H.R. 1797 is still a really really bad bill. It imposes a federal ban on almost all abortions after 20 weeks. It has no exception for when a woman’s health is threatened, or when there is a severe fetal anomaly. The one exception in the original introduction only applied to when a woman was on her deathbed from a physical illness (suicidal? sorry not good enough). The bill is an unconstitutional whopper – a paternalistic piece of legislation that cruelly ignores the lives of women it will affect. But don’t just take my word for it, see it for yourself. Just see how the bill’s sponsors view sexual assault, and its victims…

This is last week: House Judiciary Committee holds mark-up of H.R. 1797. During said hearing, the bill’s sponsor, Rep. Trent Franks, makes now infamous comment that pregnancy does not often result from rape. Franks makes this comment just before every Republican committee member votes against an amendment that would have included an exception for rape or incest. Committee members complain that the exception doesn’t include a reporting requirement.

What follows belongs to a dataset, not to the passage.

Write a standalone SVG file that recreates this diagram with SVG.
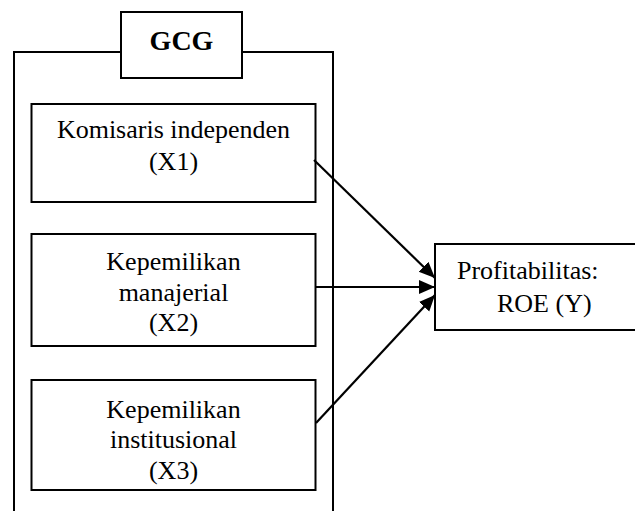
<svg xmlns="http://www.w3.org/2000/svg" width="635" height="511" viewBox="0 0 635 511">
<style>
.box{fill:#fff;stroke:#000;stroke-width:2}
.t{font-family:'Liberation Serif',Tinos,'Times New Roman',Times,'DejaVu Serif',serif;font-size:26px;fill:#000;text-anchor:middle}
.b{font-weight:bold;font-size:28px}
.c{stroke:#000;stroke-width:2.2;fill:none;marker-end:url(#ah)}
</style>
<defs>
<marker id="ah" markerUnits="userSpaceOnUse" markerWidth="18" markerHeight="16" refX="16" refY="8" orient="auto">
<path d="M0,1 L16,8 L0,15 Z" fill="#000"/>
</marker>
</defs>
<g id="frame">
<path d="M121,52 H14 V515 M242,52 H333 V515" fill="none" stroke="#000" stroke-width="2"/>
</g>
<g id="gcg">
<rect class="box" x="121" y="12" width="121" height="66"/>
<text class="t b" x="181.5" y="50">GCG</text>
</g>
<g id="x1">
<rect class="box" x="31.5" y="104" width="284" height="98"/>
<text class="t" x="173.5" y="138">Komisaris independen</text>
<text class="t" x="173.5" y="170">(X1)</text>
</g>
<g id="x2">
<rect class="box" x="31.5" y="234" width="284" height="112"/>
<text class="t" x="173.5" y="270">Kepemilikan</text>
<text class="t" x="173.5" y="301">manajerial</text>
<text class="t" x="173.5" y="331">(X2)</text>
</g>
<g id="x3">
<rect class="box" x="31.5" y="380" width="284" height="110"/>
<text class="t" x="173.5" y="418">Kepemilikan</text>
<text class="t" x="173.5" y="448">institusional</text>
<text class="t" x="173.5" y="479">(X3)</text>
</g>
<g id="y">
<rect class="box" x="435" y="244" width="210" height="86"/>
<text class="t" x="457" y="279" style="text-anchor:start">Profitabilitas:</text>
<text class="t" x="497" y="312" style="text-anchor:start">ROE (Y)</text>
</g>
<g id="connectors">
<line class="c" x1="314" y1="160" x2="435" y2="278"/>
<line class="c" x1="316" y1="287" x2="435" y2="287"/>
<line class="c" x1="316" y1="423" x2="435" y2="295"/>
</g>
</svg>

Next up – huge fallout from Franks’ comments, Washington Post gives him four pinocchios for his statement. House leadership scrambles. Bill is taken out of Franks’ hands, and given to a female Republican to manage on the floor. But what else can be done to get bill back on track? That’s right -- add that pesky rape/incest exception on a late Friday afternoon.

But the exception itself shows how bill sponsors really don’t get it. And think we really are stupid. That the public won’t see through this crass political calculation. Should we feel good about this bill now that it includes an exception for rape and incest THAT REQUIRES FIRST THE SEXUAL ASSAULT TO BE REPORTED?